== WRITTEN EXERCISE ==
Restate the lines word for word, from the first line of the records through the line containing "from matplotlib.ticker import MultipleLocator". Leave out the pictures and anything after that line.

== EXERCISE INPUTS ==
## start

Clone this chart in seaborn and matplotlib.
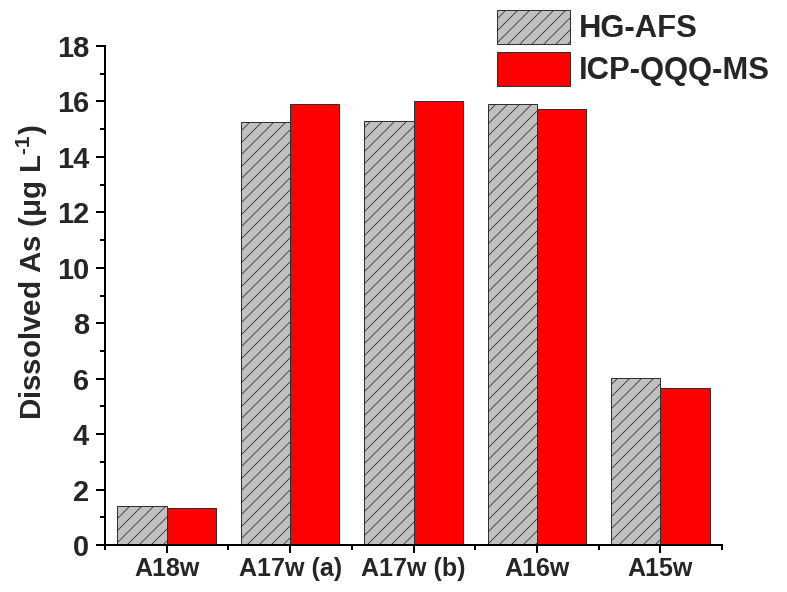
import matplotlib
matplotlib.use("Agg")
import matplotlib.pyplot as plt
import seaborn as sns
import pandas as pd
from matplotlib.patches import Patch
from matplotlib.ticker import MultipleLocator

# Sample sites and dissolved arsenic concentrations (µg/L) by method
sites = ["A18w", "A17w (a)", "A17w (b)", "A16w", "A15w"]
methods = ["HG-AFS", "ICP-QQQ-MS"]
hg_afs = [1.40, 15.25, 15.30, 15.90, 6.02]
icp_qqq_ms = [1.35, 15.90, 16.01, 15.72, 5.65]

df = pd.DataFrame({
    "site": sites * 2,
    "method": [methods[0]] * len(sites) + [methods[1]] * len(sites),
    "value": hg_afs + icp_qqq_ms,
})

sns.set_style("ticks")
plt.rcParams["font.family"] = ["Liberation Sans", "DejaVu Sans"]
plt.rcParams["font.weight"] = "bold"
plt.rcParams["mathtext.fontset"] = "custom"
plt.rcParams["mathtext.rm"] = "Liberation Sans:bold"
plt.rcParams["mathtext.bf"] = "Liberation Sans:bold"
plt.rcParams["mathtext.it"] = "Liberation Sans:bold"
plt.rcParams["hatch.linewidth"] = 0.8

DPI = 72
W, H = 787, 592
fig = plt.figure(figsize=(W / DPI, H / DPI), dpi=DPI)
ax = fig.add_axes([105 / W, 1 - 545 / H, (722 - 105) / W, (545 - 46) / H])

palette = {"HG-AFS": "#c0c0c0", "ICP-QQQ-MS": "#ff0000"}
sns.barplot(data=df, x="site", y="value", hue="method", order=sites,
            hue_order=methods, palette=palette, width=0.8, saturation=1,
            edgecolor="#303030", linewidth=1.0, ax=ax, legend=False)

# hatch the HG-AFS bars
for bar in ax.patches[:len(sites)]:
    bar.set_hatch("//")

ax.set_ylim(0, 18)
ax.set_xlim(-0.5, 4.5)
ax.yaxis.set_major_locator(MultipleLocator(2))
ax.yaxis.set_minor_locator(MultipleLocator(1))
ax.xaxis.set_minor_locator(MultipleLocator(1, offset=0.5))

for side in ("top", "right"):
    ax.spines[side].set_visible(False)
for side in ("left", "bottom"):
    ax.spines[side].set_linewidth(2)
    ax.spines[side].set_color("black")

ax.tick_params(axis="both", which="major", direction="out", length=9, width=2,
               color="black")
ax.tick_params(axis="both", which="minor", direction="out", length=5, width=2,
               color="black")
ax.tick_params(axis="y", pad=7, labelsize=29)
ax.tick_params(axis="x", which="major", length=8, pad=4, labelsize=25)
for lab in ax.get_xticklabels() + ax.get_yticklabels():
    lab.set_fontweight("bold")

ax.set_xlabel("")
ax.set_ylabel(r"Dissolved As (μg L$^{\text{-1}}$)", fontsize=29.5,
              fontweight="bold")
ax.yaxis.set_label_coords(-0.089, 0.547)

handles = [
    Patch(facecolor=palette["HG-AFS"], edgecolor="#303030", hatch="//",
          linewidth=1.0, label="HG-AFS"),
    Patch(facecolor=palette["ICP-QQQ-MS"], edgecolor="#303030",
          linewidth=1.0, label="ICP-QQQ-MS"),
]
fig.legend(handles=handles, loc="upper left",
           bbox_to_anchor=(497 / W, 1 - 10 / H), frameon=False,
           prop={"size": 31, "weight": "bold"}, handlelength=2.35,
           handleheight=1.3, labelspacing=0.24, handletextpad=0.3,
           borderpad=0.0, borderaxespad=0.0)

fig.savefig("out.png", dpi=DPI)
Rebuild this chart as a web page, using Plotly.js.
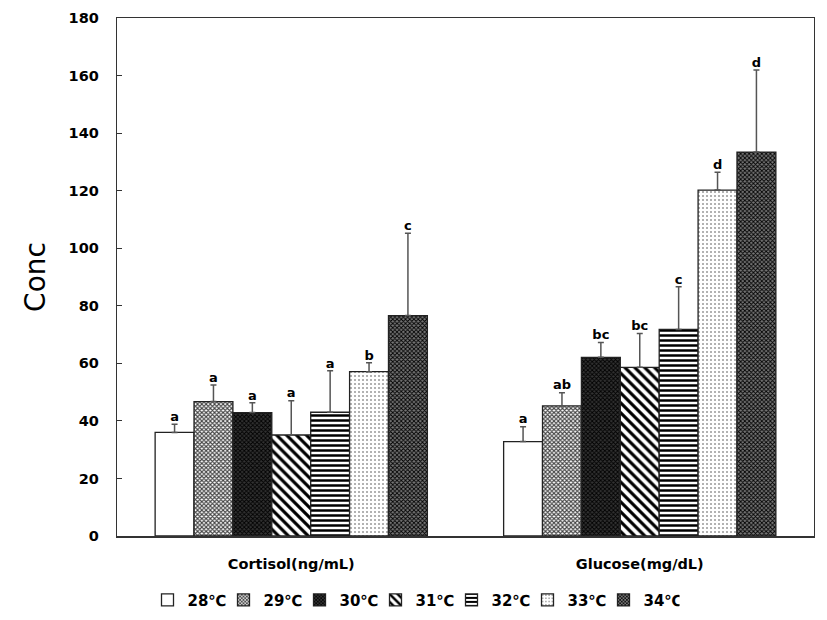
<!DOCTYPE html>
<html><head><meta charset="utf-8">
<script src="https://cdn.plot.ly/plotly-3.0.1.min.js"></script>
</head><body style="margin:0;background:#fff">
<div id="chart" style="width:827px;height:620px"></div>
<script>
const categories = ['Cortisol(ng/mL)', 'Glucose(mg/dL)'];
const seriesNames = ['28℃', '29℃', '30℃', '31℃', '32℃', '33℃', '34℃'];
const mean28 = [36.0, 32.8], err28 = [2.8, 5.2], sig28 = ['a', 'a'];
const mean29 = [46.7, 45.2], err29 = [5.8, 4.6], sig29 = ['a', 'ab'];
const mean30 = [42.9, 62.1], err30 = [3.4, 5.1], sig30 = ['a', 'bc'];
const mean31 = [35.1, 58.6], err31 = [11.9, 11.8], sig31 = ['a', 'bc'];
const mean32 = [43.0, 71.8], err32 = [14.4, 14.8], sig32 = ['a', 'c'];
const mean33 = [57.1, 120.2], err33 = [3.1, 6.2], sig33 = ['b', 'd'];
const mean34 = [76.6, 133.4], err34 = [28.6, 28.5], sig34 = ['c', 'd'];
const yTicks = [0, 20, 40, 60, 80, 100, 120, 140, 160, 180];

const means = [mean28, mean29, mean30, mean31, mean32, mean33, mean34];
const errs = [err28, err29, err30, err31, err32, err33, err34];
const sigs = [sig28, sig29, sig30, sig31, sig32, sig33, sig34];

const patterns = [
  {shape: '', bgcolor: '#ffffff', fgcolor: '#ffffff', size: 6, solidity: 0.3},
  {shape: 'x', bgcolor: '#ffffff', fgcolor: '#444444', size: 3, solidity: 0.6},
  {shape: 'x', bgcolor: '#333333', fgcolor: '#000000', size: 3, solidity: 0.5},
  {shape: '\\', bgcolor: '#ffffff', fgcolor: '#000000', size: 7, solidity: 0.45},
  {shape: '-', bgcolor: '#ffffff', fgcolor: '#000000', size: 5, solidity: 0.5},
  {shape: '.', bgcolor: '#ffffff', fgcolor: '#999999', size: 4, solidity: 0.2},
  {shape: 'x', bgcolor: '#777777', fgcolor: '#000000', size: 3, solidity: 0.5}
];

const FONT = '"DejaVu Sans", sans-serif';
const barW = 0.1116;
const catX = categories.map((c, i) => i);
const traces = [];
seriesNames.forEach((name, s) => {
  const xs = catX.map(x => x + (s - 3) * barW);
  traces.push({
    type: 'bar', name: name, x: xs, y: means[s], width: barW,
    marker: {color: patterns[s].bgcolor, line: {color: '#222', width: 1.3},
      pattern: Object.assign({fillmode: 'replace'}, patterns[s])},
    error_y: {type: 'data', symmetric: false, array: errs[s], arrayminus: [0, 0],
      color: '#555', thickness: 1.5, width: 3},
    hoverinfo: 'skip'
  });
});
seriesNames.forEach((name, s) => {
  const xs = catX.map(x => x + (s - 3) * barW);
  traces.push({
    type: 'scatter', mode: 'text', showlegend: false,
    x: xs, y: means[s].map((m, i) => m + errs[s][i]), text: sigs[s],
    textposition: 'top center',
    textfont: {family: FONT, size: 13, color: '#000', weight: 'bold'},
    hoverinfo: 'skip'
  });
});

const layout = {
  width: 827, height: 620,
  margin: {l: 117, r: 13, t: 18, b: 84},
  paper_bgcolor: '#fff', plot_bgcolor: '#fff',
  barmode: 'overlay',
  font: {family: FONT, color: '#000'},
  xaxis: {
    range: [-0.5, 1.5], tickvals: catX, ticktext: categories,
    showline: true, mirror: true, linecolor: '#333', linewidth: 1.5,
    ticks: '', showgrid: false, zeroline: false, ticklabelstandoff: 14,
    tickfont: {family: FONT, size: 14.5, weight: 'bold', color: '#000'}
  },
  yaxis: {
    range: [0, 180], tickvals: yTicks,
    showline: true, mirror: true, linecolor: '#333', linewidth: 1.2,
    ticks: 'inside', ticklen: 5, tickcolor: '#333',
    showgrid: false, zeroline: false, ticklabelstandoff: 14,
    tickfont: {family: FONT, size: 14.5, weight: 'bold', color: '#000'},
    title: {text: 'Conc', font: {family: FONT, size: 28, color: '#000'}, standoff: 14}
  },
  legend: {
    orientation: 'h', xref: 'container', yref: 'container',
    x: 0.5, xanchor: 'center', y: 0.032, yanchor: 'middle',
    font: {family: FONT, size: 15, weight: 'bold', color: '#000'},
    itemwidth: 30, tracegroupgap: 0, entrywidth: 31, entrywidthmode: 'pixels'
  },
  showlegend: true
};
Plotly.newPlot('chart', traces, layout, {displayModeBar: false, staticPlot: true});
</script>
</body></html>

## end

== EXERCISE SOLUTION ==
Clone this chart in seaborn and matplotlib.
import matplotlib
matplotlib.use("Agg")
import matplotlib.pyplot as plt
import seaborn as sns
import pandas as pd
from matplotlib.patches import Patch
from matplotlib.ticker import MultipleLocator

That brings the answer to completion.